Weaving your way through the madness can feel like a triumph, but what if you could get home from work without feeling like pulling your hair out?
Believe it or not, that dream is possible. Here are some tips to help you handle just about anything San Diego rush hour has to throw at you (minus the road rage).
It’s no secret that working out is one of the best ways to keep stress at bay. Stop off your route for a fitness class! Not only will you get rid of all that “I-hate-traffic-and-everyone-on-this-freeway” energy, but you’ll also have a rush of endorphins elevating your mood.
Finding a class that fits your schedule, daily route, and workout preferences may seem like a lot of work, but it doesn’t have to be. Take a look at the *tons* of studios on the Mindbody app for classes based on time, location, and fitness category so you can choose the best one for you. To make it even easier, we did some research (and tried some classes) for you! Check it out.
If you live up in North County...
Try a class at Lagree Fit & Versa Fit in South Oceanside right at the end of the 78. Their Versa Fit classes are only 30-minutes, and trust us, they’ll whip you into shape in the morning. Or if you like to work out on your way home, meet some friends for a Dollhouse Fitness pole dancing class or Pilates at Pilates Republic, both off the 5 in Encinitas.
If you work in the Carmel Valley/Sorrento Valley business district...
There’s plenty of great fitness studios you can hit right after work to kill some time before jumping in the heavy traffic going both north and south. There’s an F45 Training right off the 56 with 45-minute long cardio and strength training classes and a BARRE + bay wreath just above the 5-805 split (with barre, flowers, and coffee?!). Heading home towards PB? Infinite Fitness has got it all (bootcamp, Pilates, interval training, + more) right off the 5 in Bay Ho.
If you take the 805...
If you stick on the 805 during your commute, hop off for a quick Pilates class at Beyond Pilates in Normal Heights. Want to take out that pent-up road rage in a healthy way? Try BoxFit in North Park for a fun and challenging class. Maybe you’re more into bootcamp and strength training... try Renegade Fitcamp on University Ave to feel the burn.

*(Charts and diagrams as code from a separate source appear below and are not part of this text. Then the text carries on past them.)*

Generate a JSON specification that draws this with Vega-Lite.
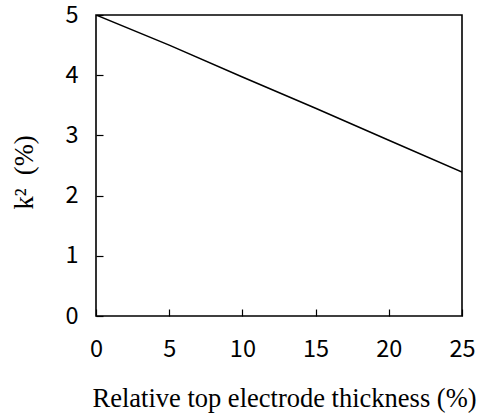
{
  "$schema": "https://vega.github.io/schema/vega-lite/v6.json",
  "width": 366,
  "height": 301,
  "autosize": {"type": "none"},
  "padding": {"left": 96, "top": 15, "right": 19, "bottom": 99},
  "background": "white",
  "config": {
    "view": {"stroke": "black", "strokeWidth": 1.6},
    "axis": {
      "domain": false,
      "grid": false,
      "ticks": true,
      "tickColor": "black",
      "tickWidth": 1.2,
      "tickSize": -7,
      "labelFont": "Noto Sans CJK JP",
      "labelFontSize": 23.5,
      "labelColor": "black",
      "titleFont": "Liberation Serif",
      "titleFontSize": 26.5,
      "titleFontWeight": "normal",
      "titleColor": "black"
    }
  },
  "data": {
    "values": [
      {"t": 0, "k2": 5.0},
      {"t": 5, "k2": 4.5},
      {"t": 10, "k2": 3.97},
      {"t": 15, "k2": 3.45},
      {"t": 20, "k2": 2.92},
      {"t": 25, "k2": 2.39}
    ]
  },
  "mark": {"type": "line", "color": "black", "strokeWidth": 1.5, "clip": true},
  "encoding": {
    "x": {
      "field": "t",
      "type": "quantitative",
      "scale": {"domain": [0, 25], "nice": false},
      "axis": {
        "values": [0, 5, 10, 15, 20, 25],
        "title": "Relative top electrode thickness (%)",
        "titleX": 188,
        "labelPadding": 28,
        "titlePadding": 25,
        "labelFlush": false
      }
    },
    "y": {
      "field": "k2",
      "type": "quantitative",
      "scale": {"domain": [0, 5], "nice": false},
      "axis": {
        "values": [0, 1, 2, 3, 4, 5],
        "title": "k\u00b2 \u00a0(%)",
        "titleY": 157,
        "labelPadding": 25,
        "titlePadding": 26,
        "labelFlush": false
      }
    }
  }
}
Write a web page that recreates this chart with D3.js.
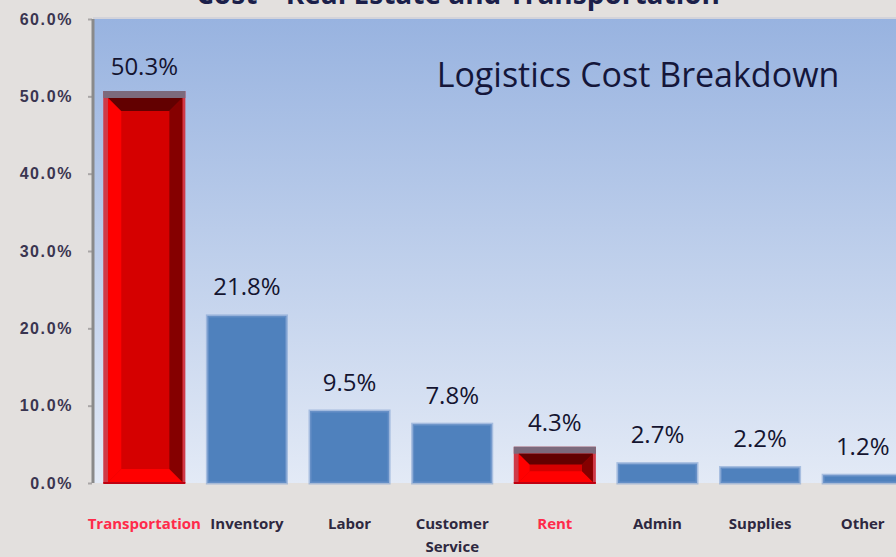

If your office is downtown...
And at the very end of the 163 in Cortez Hill, there’s a great little yoga studio called (you guessed it) The Little Yoga Studio. Stop here for a post-work Vinyasa to calm yourself down before jumping on the road. On the way up the 5 in Bankers Hill, Saffron & Sage also has yoga, and they offer tons of wellness treatments as well if you’re feeling a little more adventurous. Want to sweat? belle + barre has a heart-pumping heated barre class off the 163 in Hillcrest. Don’t like the heat? Try Studio Barre right down the street (you don’t have to be a barre pro to try it)!
More of a passive listener than a daily exerciser? No problem—there’s more than one way to keep your cool when you hit that 5-805 Split. Rather than getting caught up in the relentless bobbing and weaving of other impatient drivers, or the stop-and-go flow of the cars in general, simply put on a podcast to keep you entertained (and grounded)!
If rush hour has you feeling especially frazzled, try playing The Mindful Podcast. This features short episodes that help you practice—you guessed it—mindfulness. You’ll be amazed how much a quick bout of meditation transforms your attitude toward the traffic.
Or maybe you’re more interested in something that will help you regain a positive perspective. The Happiness Lab podcast is full of impactful episodes on the science of happiness and tools to increase your overall positivity.
If you practice yoga or meditation regularly basis, you know how much breathing can transform your physical and mental responses to a situation. Instead of wracking yourself with tension as you try to make your way west on the 52, try out this simple breathing exercise:
1. Inhale through your nose slowly, trying to fill your lower lungs first before moving into
2. Hold the breath for three seconds.
3. Exhale slowly through your mouth, all while relaxing areas that commonly hold tension
such as your jaw and shoulders.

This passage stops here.